Several members pressed the author on protections for respondents and for government agencies. Representative Hudson asked how removing the requirement that law enforcement compensate respondents at fair market value when firearms are permanently transferred would interact with Fifth Amendment takings protections; Frazier replied that respondents may still have options to have dealers hold or purchase firearms so compensation can occur through that pathway, and that firearms would generally be returned once the petition expires. Members also raised concerns about immunity language: the bill grants immunity from prosecution for unlawful possession to respondents who voluntarily surrender firearms, and committee members asked whether that immunity would obscure evidence if surrendered weapons later proved linked to other crimes. Frazier said the immunity is limited to the act of surrendering under the IRPO statute and not to unrelated criminal prosecutions discovered through forensic testing.
Dr. Roger Day, a public witness, said he supported technical fixes but criticized the underlying civil-equity framework for restricting firearms under a civil proceeding, arguing the statute raises due-process concerns. The chair reminded the committee to limit debate to the amendments before them.
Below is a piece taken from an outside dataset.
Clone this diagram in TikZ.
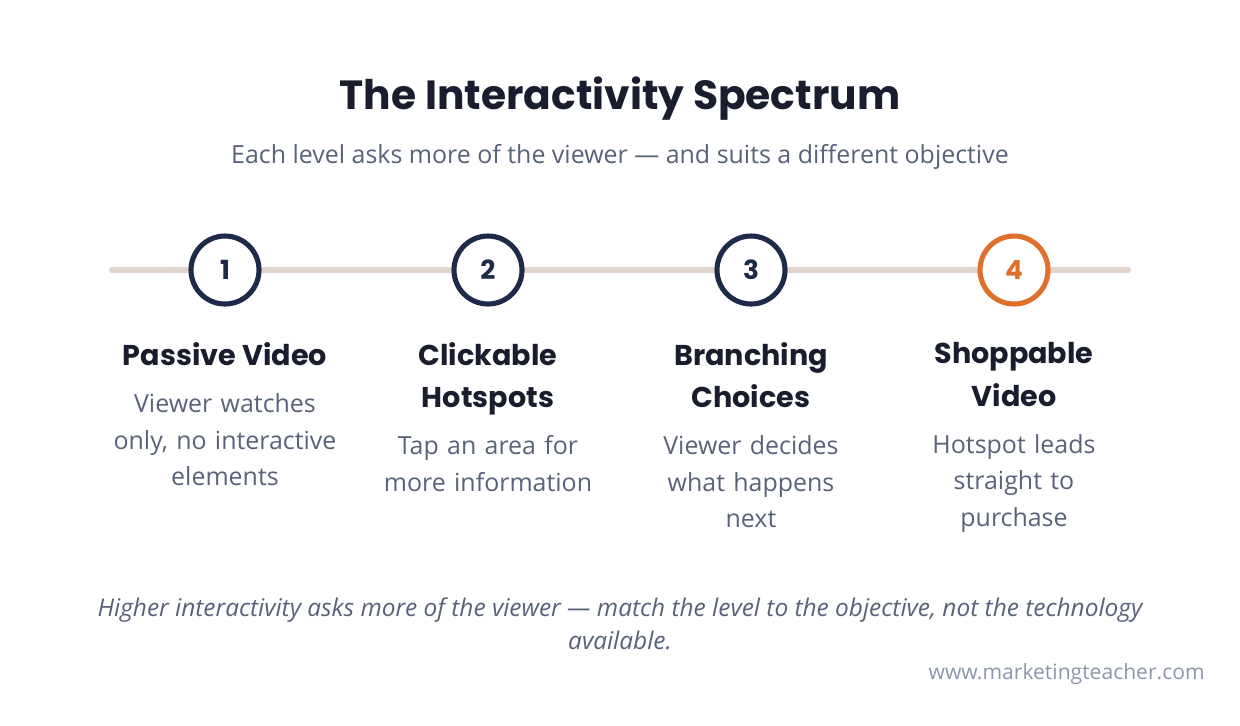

Representative Novotny and others asked for clarity on timelines: under current law respondents generally have 24 hours to surrender firearms to law enforcement or an FFL after a petition is approved; Frazier confirmed that the 24-hour surrender timeline is retained in this version and that orders generally last up to 12 months unless extended by the court. The bill's supporters said the changes are intended to preserve due process while improving timeliness and administrative feasibility.
After extended questioning and offers to tighten immunity language, the committee voted to re-refer HF3658, as amended, to the House Judiciary, Finance and Civil Law Committee for further work.
Next steps: HF3658 was referred to judiciary, where members said they will refine language on compensation, immunity and evidence handling and consider technical clarifications asked for in committee.